Should I keep using UTC+7 throughout my portfolio as this will also match my computer’s system time (but may break with API quotes as they are usually in the market’s local time) ?
Or should I use the local time of each transaction ? But as there seems to be nowhere to enter the time zone when adding a new transaction, how can PP know that the transaction made at 2025-08-04T22:00:00-04:00 should come after another transaction made at 2025-08-05T06:00:00+07:00 ?
Also, which time zone should be used for a transaction done across different time zones, as when I transfer my money from UTC+7 to UTC-5/-4 ?
By the way, thank you so much for creating PP. After trying many different Excel portfolio templates, I was finally lucky enough to find this piece of software !
Which time zone to use when recording transaction date/time ?
This is how PP handles date and time values.
The date and time of a transaction are stored without any timezone information. It is a “plain” iso date YYYY-MM-DD plus - if provided - the time.
The same is true for historic prices. They are stored only with the ISO date, i.e., YYYY-MM-DD. The thinking is that prices are “end of day” prices.
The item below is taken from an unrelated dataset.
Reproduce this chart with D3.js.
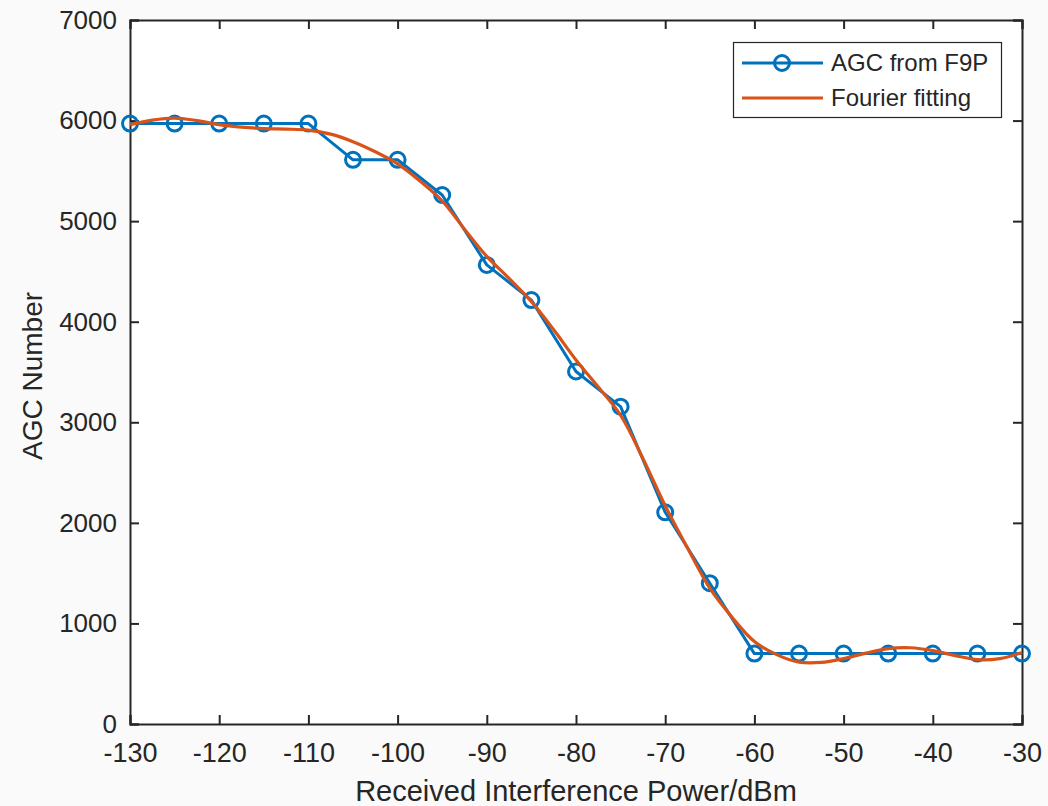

The exact time depends on the exchange (say Frankfurt trades until 6 p.m. CEST). This generally works for all not continuously traded assets. Say I am in Australia and tracking European assets, the “end of day” price might be established shortly after midnight. But to look at past performance, one probably still sees it as end of day.
When downloading prices, it depends on the data source. Many data sources also “just” provide the ISO date. If they provide a timestamp, PP is assuming that it is UTC unless the source contains a timezone (Yahoo includes this in the response) or you configure differently for the JSON sources.
What does it mean for you?
Because there is no time zone, I propose to pick one (yours?) and then record all in that timezone. Then you could change the timezone later by recalculating the dates and times in the XML. Or, if PP in the future, adds timeline, it would also pick one to migrate to.